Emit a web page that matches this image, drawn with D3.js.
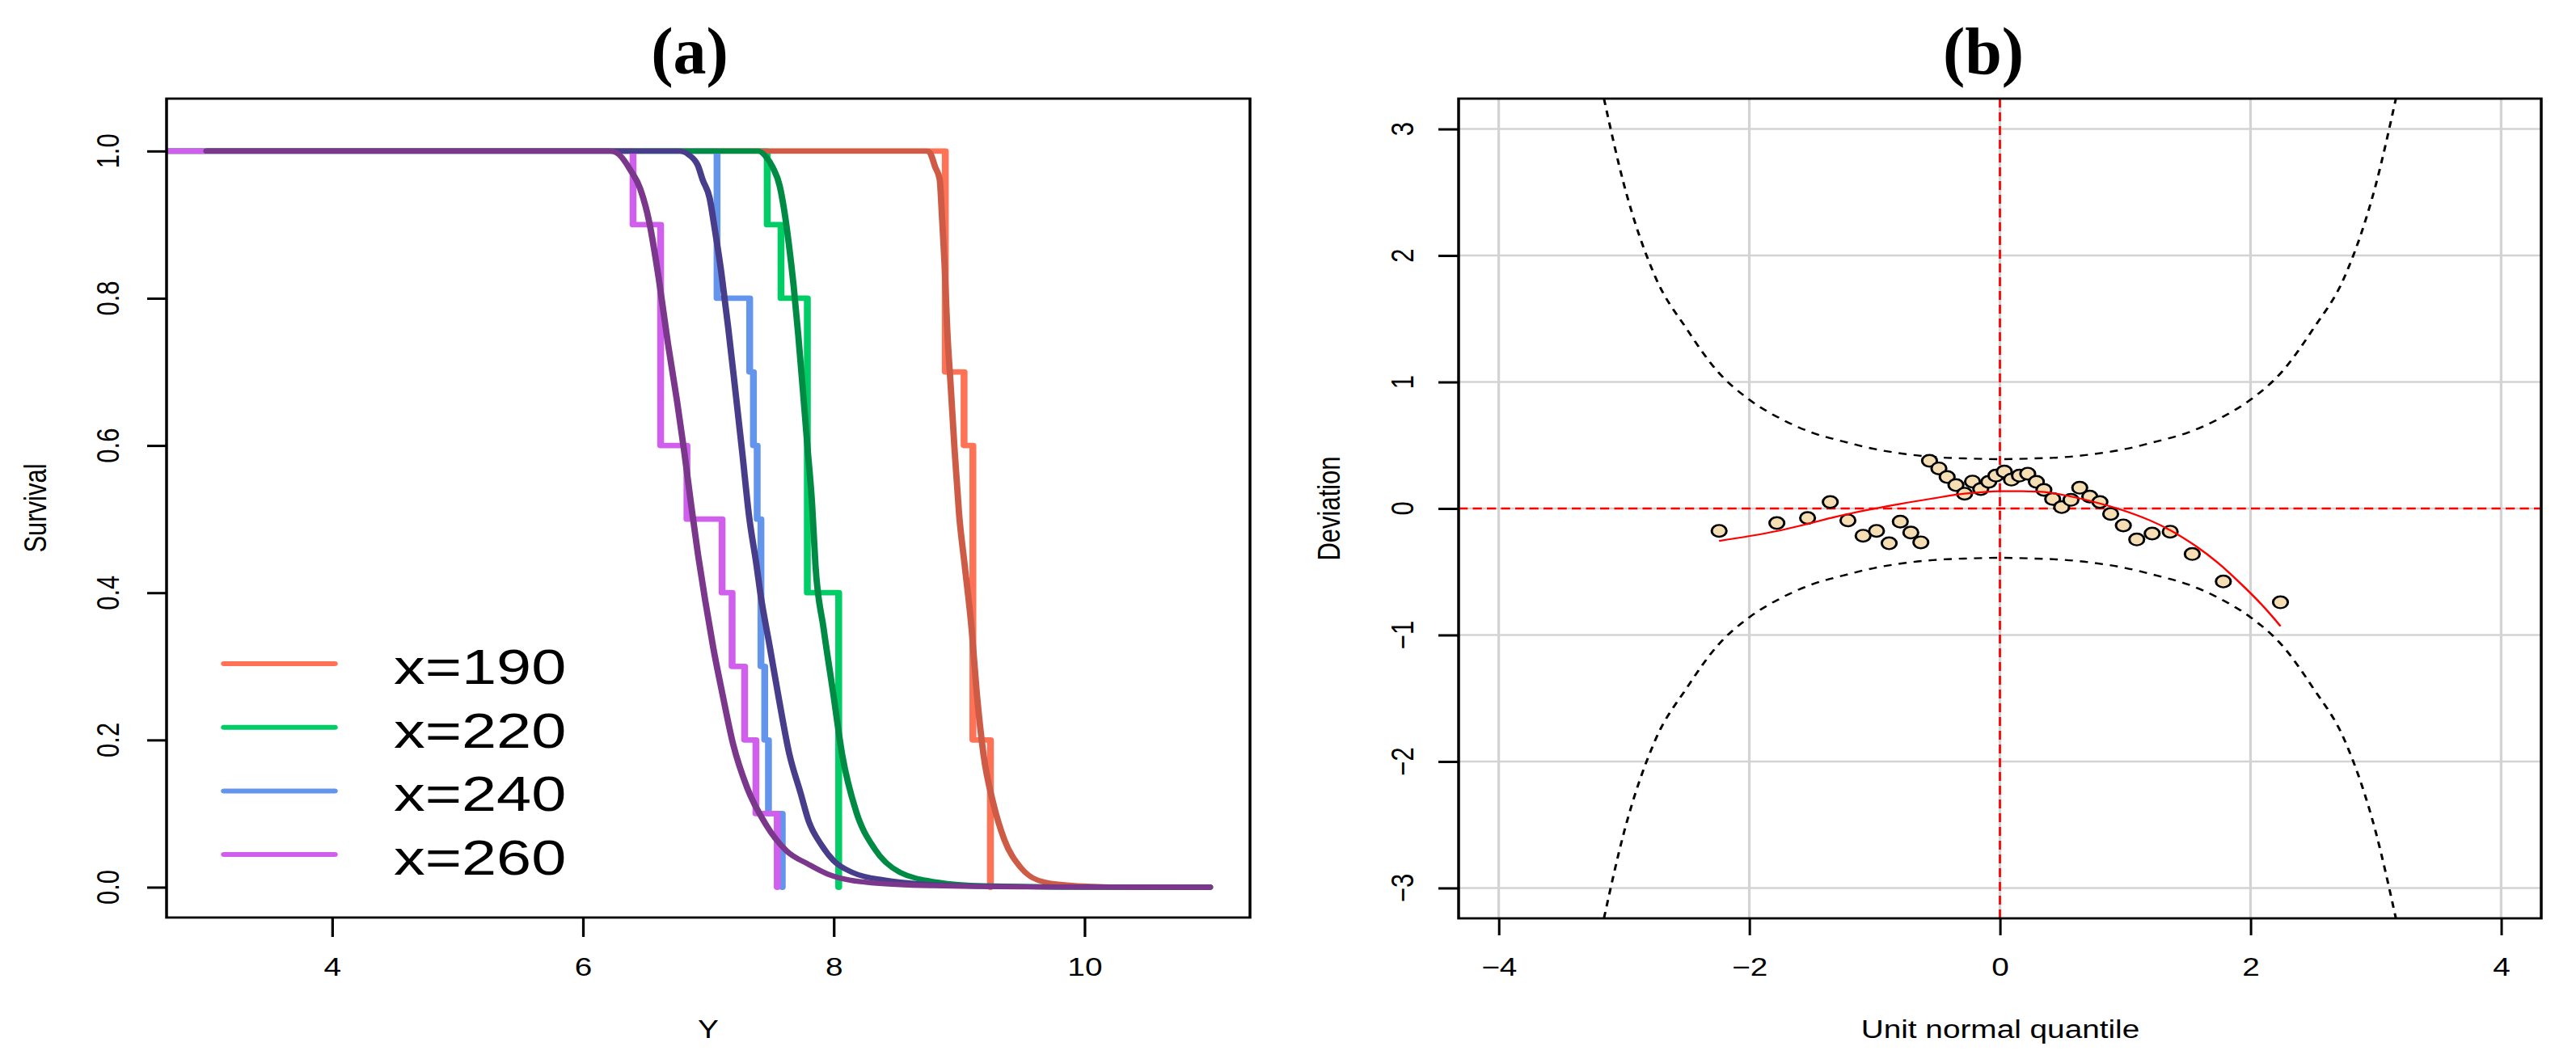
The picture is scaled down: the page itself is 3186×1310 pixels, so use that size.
<!DOCTYPE html>
<html><head><meta charset="utf-8">
<script src="https://cdn.jsdelivr.net/npm/d3@7/dist/d3.min.js"></script>
<style>html,body{margin:0;padding:0;background:#fff;}svg{display:block;}</style>
</head><body>
<script>
// ---------------- Panel (a) data ----------------
const groupLabels = ["x=190", "x=220", "x=240", "x=260"];
const stepColors = ["#FF7256", "#00CD66", "#6495ED", "#D15FEE"];
const fitColors  = ["#CD5B45", "#008B45", "#483D8B", "#7A378B"];
const kmStart = 0;
const kmTime190 = [8.89, 9.04, 9.11, 9.25];
const kmSurv190 = [0.7, 0.6, 0.2, 0.0];
const kmTime220 = [7.47, 7.58, 7.79, 8.04];
const kmSurv220 = [0.9, 0.8, 0.4, 0.0];
const kmTime240 = [7.07, 7.33, 7.36, 7.39, 7.42, 7.45, 7.48, 7.59];
const kmSurv240 = [0.8, 0.7, 0.6, 0.5, 0.3, 0.2, 0.1, 0.0];
const kmTime260 = [6.40, 6.62, 6.83, 7.11, 7.19, 7.29, 7.38, 7.55];
const kmSurv260 = [0.9, 0.6, 0.5, 0.4, 0.3, 0.2, 0.1, 0.0];

const fitY190 = [3.0, 8.75, 8.77, 8.81, 8.845, 8.865, 8.885, 8.905, 8.935, 8.965, 9.0, 9.045, 9.1, 9.14, 9.195, 9.27, 9.36, 9.49, 9.68, 9.94, 10.3, 11.0];
const fitS190 = [1, 1, 0.997, 0.978, 0.962, 0.907, 0.844, 0.76, 0.676, 0.592, 0.507, 0.437, 0.351, 0.266, 0.18, 0.116, 0.065, 0.027, 0.007, 0.002, 0.0003, 0];
const fitY220 = [3.0, 7.40, 7.457, 7.514, 7.569, 7.606, 7.643, 7.68, 7.717, 7.754, 7.79, 7.828, 7.855, 7.92, 7.994, 8.068, 8.179, 8.327, 8.53, 8.826, 9.196, 10.0, 11.0];
const fitS220 = [1, 1, 0.993, 0.978, 0.953, 0.919, 0.873, 0.818, 0.751, 0.676, 0.600, 0.52, 0.437, 0.351, 0.266, 0.180, 0.103, 0.052, 0.020, 0.007, 0.002, 0.0002, 0];
const fitY240 = [3.0, 6.77, 6.844, 6.918, 6.955, 7.011, 7.048, 7.104, 7.159, 7.215, 7.27, 7.326, 7.385, 7.414, 7.489, 7.564, 7.645, 7.736, 7.80, 7.9, 8.0, 8.15, 8.4, 9.0, 10.0, 11.0];
const fitS240 = [1, 1, 0.995, 0.980, 0.961, 0.936, 0.898, 0.835, 0.760, 0.676, 0.592, 0.503, 0.437, 0.401, 0.328, 0.255, 0.182, 0.128, 0.09, 0.058, 0.036, 0.02, 0.01, 0.002, 0.0002, 0];
const fitY260 = [3.0, 6.22, 6.29, 6.38, 6.457, 6.53, 6.605, 6.678, 6.752, 6.808, 6.863, 6.918, 6.975, 7.04, 7.11, 7.2, 7.31, 7.46, 7.62, 7.8, 7.95, 8.3, 8.8, 9.5, 11.0];
const fitS260 = [1, 1, 0.995, 0.974, 0.949, 0.903, 0.827, 0.739, 0.659, 0.592, 0.52, 0.452, 0.39, 0.325, 0.265, 0.193, 0.135, 0.085, 0.05, 0.031, 0.018, 0.006, 0.002, 0.0005, 0];

const survTicks = [0, 0.2, 0.4, 0.6, 0.8, 1.0];
const yTicks = [4, 6, 8, 10];

// ---------------- Panel (b) data ----------------
const qqX = [-2.241,-1.780,-1.535,-1.354,-1.213,-1.092,-0.985,-0.884,-0.795,-0.711,-0.631,-0.562,-0.487,-0.421,-0.351,-0.282,-0.219,-0.153,-0.089,-0.032,0.035,0.092,0.156,0.222,0.291,0.351,0.421,0.493,0.567,0.637,0.717,0.798,0.884,0.985,1.092,1.215,1.359,1.535,1.783,2.239];
const qqDev = [-0.177,-0.115,-0.075,0.051,-0.094,-0.215,-0.177,-0.275,-0.104,-0.190,-0.268,0.377,0.317,0.249,0.185,0.117,0.213,0.153,0.211,0.260,0.292,0.228,0.260,0.275,0.211,0.147,0.075,0.011,0.068,0.164,0.094,0.051,-0.043,-0.134,-0.245,-0.198,-0.183,-0.360,-0.577,-0.742];
const fitQ = [-2.241,-2.005,-1.774,-1.544,-1.313,-1.025,-0.795,-0.536,-0.334,-0.104,0,0.184,0.357,0.530,0.760,0.962,1.192,1.365,1.567,1.740,1.912,2.108,2.239];
const fitDev = [-0.256,-0.219,-0.177,-0.124,-0.066,-0.006,0.036,0.079,0.111,0.132,0.136,0.136,0.130,0.102,0.050,-0.008,-0.092,-0.175,-0.300,-0.430,-0.585,-0.780,-0.930];
const bandQ = [-3.16,-3.0,-2.75,-2.5,-2.25,-2.0,-1.75,-1.5,-1.25,-1.0,-0.75,-0.5,-0.25,0,0.25,0.5,0.75,1.0,1.25,1.5,1.75,2.0,2.25,2.5,2.75,3.0,3.16];
const bandUpper = [3.24,2.56,1.83,1.42,1.08,0.86,0.71,0.60,0.53,0.47,0.43,0.405,0.395,0.39,0.395,0.405,0.43,0.47,0.53,0.60,0.71,0.86,1.08,1.42,1.83,2.56,3.24];
const bandLower = [-3.24,-2.56,-1.83,-1.42,-1.08,-0.86,-0.71,-0.60,-0.53,-0.47,-0.43,-0.405,-0.395,-0.39,-0.395,-0.405,-0.43,-0.47,-0.53,-0.60,-0.71,-0.86,-1.08,-1.42,-1.83,-2.56,-3.24];
const qTicks = [-4, -2, 0, 2, 4];
const devTicks = [-3, -2, -1, 0, 1, 2, 3];

// ---------------- Drawing ----------------
const W = 3186, H = 1310;
const SX = 1.25;               // horizontal stretch of the original figure
const v = px => px / SX;
const FONT = "'Liberation Sans', Arial, Helvetica, sans-serif";

const svg = d3.select("body").append("svg").attr("width", W).attr("height", H);
svg.append("rect").attr("width", W).attr("height", H).attr("fill", "#fff");

svg.append("text").attr("x", 853).attr("y", 91).attr("text-anchor", "middle")
  .attr("font-family", "'Liberation Serif', 'DejaVu Serif', serif").attr("font-weight", "bold")
  .attr("font-size", 82).text("(a)");
svg.append("text").attr("x", 2453).attr("y", 91).attr("text-anchor", "middle")
  .attr("font-family", "'Liberation Serif', 'DejaVu Serif', serif").attr("font-weight", "bold")
  .attr("font-size", 82).text("(b)");

const g = svg.append("g").attr("transform", `scale(${SX},1)`);
const defs = svg.append("defs");

// ===== Panel (a) =====
const A = {l: 206, r: 1546, t: 122, b: 1135};
const xA = d3.scaleLinear().domain([2.68, 11.32]).range([v(A.l), v(A.r)]);
const yA = d3.scaleLinear().domain([-0.0412, 1.0712]).range([A.b, A.t]);

defs.append("clipPath").attr("id", "clipA").append("rect")
  .attr("x", v(A.l)).attr("y", A.t).attr("width", v(A.r) - v(A.l)).attr("height", A.b - A.t);

const kmTimes = [kmTime190, kmTime220, kmTime240, kmTime260];
const kmSurvs = [kmSurv190, kmSurv220, kmSurv240, kmSurv260];
const fitYs = [fitY190, fitY220, fitY240, fitY260];
const fitSs = [fitS190, fitS220, fitS240, fitS260];

const plotA = g.append("g").attr("clip-path", "url(#clipA)");
const stepLine = d3.line().x(d => xA(d[0])).y(d => yA(d[1])).curve(d3.curveStepAfter);
const smoothLine = d3.line().x(d => xA(d[0])).y(d => yA(d[1])).curve(d3.curveMonotoneX);

kmTimes.forEach((times, i) => {
  const pts = [[kmStart, 1]].concat(times.map((t, j) => [t, kmSurvs[i][j]]));
  plotA.append("path").attr("d", stepLine(pts)).attr("fill", "none")
    .attr("stroke", stepColors[i]).attr("stroke-width", 6.8)
    .attr("stroke-linecap", "round").attr("stroke-linejoin", "round");
});
fitYs.forEach((ys, i) => {
  const pts = ys.map((y, j) => [y, fitSs[i][j]]);
  plotA.append("path").attr("d", smoothLine(pts)).attr("fill", "none")
    .attr("stroke", fitColors[i]).attr("stroke-width", 6.3)
    .attr("stroke-linecap", "round").attr("stroke-linejoin", "round");
});

// legend
groupLabels.forEach((lab, i) => {
  const yy = 821 + i * 78.7;
  g.append("line").attr("x1", v(277)).attr("x2", v(414)).attr("y1", yy).attr("y2", yy)
    .attr("stroke", stepColors[i]).attr("stroke-width", 6).attr("stroke-linecap", "round");
  g.append("text").attr("x", v(487)).attr("y", yy + 25).attr("font-family", FONT)
    .attr("font-size", 62).attr("fill", "#000").text(lab);
});

// axes (a)
const axAx = g.append("g").attr("transform", `translate(0,${A.b})`)
  .call(d3.axisBottom(xA).tickValues(yTicks).tickSize(24).tickFormat(d3.format("d")));
axAx.select(".domain").remove();
axAx.selectAll("line").attr("stroke", "#000").attr("stroke-width", 2.6);
axAx.selectAll("text").attr("y", 72).attr("dy", null).attr("fill", "#000")
  .attr("font-size", 31).attr("font-family", FONT);

const axAy = g.append("g").attr("transform", `translate(${v(A.l)},0)`)
  .call(d3.axisLeft(yA).tickValues(survTicks).tickSize(v(24)).tickFormat(""));
axAy.select(".domain").remove();
axAy.selectAll("line").attr("stroke", "#000").attr("stroke-width", 3);
survTicks.forEach(t => {
  g.append("text").attr("transform", `translate(${v(147)},${yA(t)}) rotate(-90)`)
    .attr("text-anchor", "middle").attr("font-family", FONT).attr("font-size", 31)
    .text(d3.format(".1f")(t));
});
g.append("text").attr("x", v(876)).attr("y", 1284).attr("text-anchor", "middle")
  .attr("font-family", FONT).attr("font-size", 31).text("Y");
g.append("text").attr("transform", `translate(${v(57)},${(A.t + A.b) / 2}) rotate(-90)`)
  .attr("text-anchor", "middle").attr("font-family", FONT).attr("font-size", 31).text("Survival");

g.append("rect").attr("x", v(A.l)).attr("y", A.t).attr("width", v(A.r) - v(A.l)).attr("height", A.b - A.t)
  .attr("fill", "none").attr("stroke", "#000").attr("stroke-width", 2.8);

// ===== Panel (b) =====
const B = {l: 1804, r: 3143, t: 122, b: 1136};
const xB = d3.scaleLinear().domain([-4.32, 4.32]).range([v(B.l), v(B.r)]);
const yB = d3.scaleLinear().domain([-3.24, 3.24]).range([B.b, B.t]);

defs.append("clipPath").attr("id", "clipB").append("rect")
  .attr("x", v(B.l)).attr("y", B.t).attr("width", v(B.r) - v(B.l)).attr("height", B.b - B.t);
const plotB = g.append("g").attr("clip-path", "url(#clipB)");

qTicks.forEach(q => plotB.append("line").attr("x1", xB(q)).attr("x2", xB(q))
  .attr("y1", B.t).attr("y2", B.b).attr("stroke", "#D3D3D3").attr("stroke-width", 2.6));
devTicks.forEach(d => plotB.append("line").attr("x1", v(B.l)).attr("x2", v(B.r))
  .attr("y1", yB(d)).attr("y2", yB(d)).attr("stroke", "#D3D3D3").attr("stroke-width", 2.4));

plotB.append("line").attr("x1", xB(0)).attr("x2", xB(0)).attr("y1", B.t).attr("y2", B.b)
  .attr("stroke", "#FF0000").attr("stroke-width", 2.2).attr("stroke-dasharray", "11,6");
plotB.append("line").attr("x1", v(B.l)).attr("x2", v(B.r)).attr("y1", yB(0)).attr("y2", yB(0))
  .attr("stroke", "#FF0000").attr("stroke-width", 2.4).attr("stroke-dasharray", "9,5");

const bLine = d3.line().x(d => xB(d[0])).y(d => yB(d[1])).curve(d3.curveMonotoneX);
[bandUpper, bandLower].forEach(band => {
  plotB.append("path").attr("d", bLine(bandQ.map((q, i) => [q, band[i]])))
    .attr("fill", "none").attr("stroke", "#000").attr("stroke-width", 2.4)
    .attr("stroke-dasharray", "8,7");
});

plotB.selectAll("circle.pt").data(qqX.map((q, i) => [q, qqDev[i]])).enter()
  .append("circle").attr("class", "pt")
  .attr("cx", d => xB(d[0])).attr("cy", d => yB(d[1])).attr("r", 7.3)
  .attr("fill", "#F5DEB3").attr("stroke", "#000").attr("stroke-width", 2.4);

plotB.append("path").attr("d", d3.line().x(d => xB(d[0])).y(d => yB(d[1])).curve(d3.curveCatmullRom)(fitQ.map((q, i) => [q, fitDev[i]])))
  .attr("fill", "none").attr("stroke", "#FF0000").attr("stroke-width", 2.2);

const axBx = g.append("g").attr("transform", `translate(0,${B.b})`)
  .call(d3.axisBottom(xB).tickValues(qTicks).tickSize(21).tickFormat(d3.format("d")));
axBx.select(".domain").remove();
axBx.selectAll("line").attr("stroke", "#000").attr("stroke-width", 2.4);
axBx.selectAll("text").attr("y", 71).attr("dy", null).attr("fill", "#000")
  .attr("font-size", 31).attr("font-family", FONT);

const axBy = g.append("g").attr("transform", `translate(${v(B.l)},0)`)
  .call(d3.axisLeft(yB).tickValues(devTicks).tickSize(v(25)).tickFormat(""));
axBy.select(".domain").remove();
axBy.selectAll("line").attr("stroke", "#000").attr("stroke-width", 3);
devTicks.forEach(t => {
  g.append("text").attr("transform", `translate(${v(1748)},${yB(t)}) rotate(-90)`)
    .attr("text-anchor", "middle").attr("font-family", FONT).attr("font-size", 31)
    .text(d3.format("d")(t));
});
g.append("text").attr("x", v(2474)).attr("y", 1284).attr("text-anchor", "middle")
  .attr("font-family", FONT).attr("font-size", 31).text("Unit normal quantile");
g.append("text").attr("transform", `translate(${v(1657)},${(B.t + B.b) / 2}) rotate(-90)`)
  .attr("text-anchor", "middle").attr("font-family", FONT).attr("font-size", 31).text("Deviation");

g.append("rect").attr("x", v(B.l)).attr("y", B.t).attr("width", v(B.r) - v(B.l)).attr("height", B.b - B.t)
  .attr("fill", "none").attr("stroke", "#000").attr("stroke-width", 2.8);
</script>
</body></html>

* [Written problem]:
Take the material above from its first line through the line holding "const kmSurv260 = [0.9, 0.6, 0.5, 0.4, 0.3, 0.2, 0.1, 0.0];" and set it down exactly, without the pictures.

* [Correct result]:
Emit a web page that matches this image, drawn with D3.js.
The picture is scaled down: the page itself is 3186×1310 pixels, so use that size.
<!DOCTYPE html>
<html><head><meta charset="utf-8">
<script src="https://cdn.jsdelivr.net/npm/d3@7/dist/d3.min.js"></script>
<style>html,body{margin:0;padding:0;background:#fff;}svg{display:block;}</style>
</head><body>
<script>
// ---------------- Panel (a) data ----------------
const groupLabels = ["x=190", "x=220", "x=240", "x=260"];
const stepColors = ["#FF7256", "#00CD66", "#6495ED", "#D15FEE"];
const fitColors  = ["#CD5B45", "#008B45", "#483D8B", "#7A378B"];
const kmStart = 0;
const kmTime190 = [8.89, 9.04, 9.11, 9.25];
const kmSurv190 = [0.7, 0.6, 0.2, 0.0];
const kmTime220 = [7.47, 7.58, 7.79, 8.04];
const kmSurv220 = [0.9, 0.8, 0.4, 0.0];
const kmTime240 = [7.07, 7.33, 7.36, 7.39, 7.42, 7.45, 7.48, 7.59];
const kmSurv240 = [0.8, 0.7, 0.6, 0.5, 0.3, 0.2, 0.1, 0.0];
const kmTime260 = [6.40, 6.62, 6.83, 7.11, 7.19, 7.29, 7.38, 7.55];
const kmSurv260 = [0.9, 0.6, 0.5, 0.4, 0.3, 0.2, 0.1, 0.0];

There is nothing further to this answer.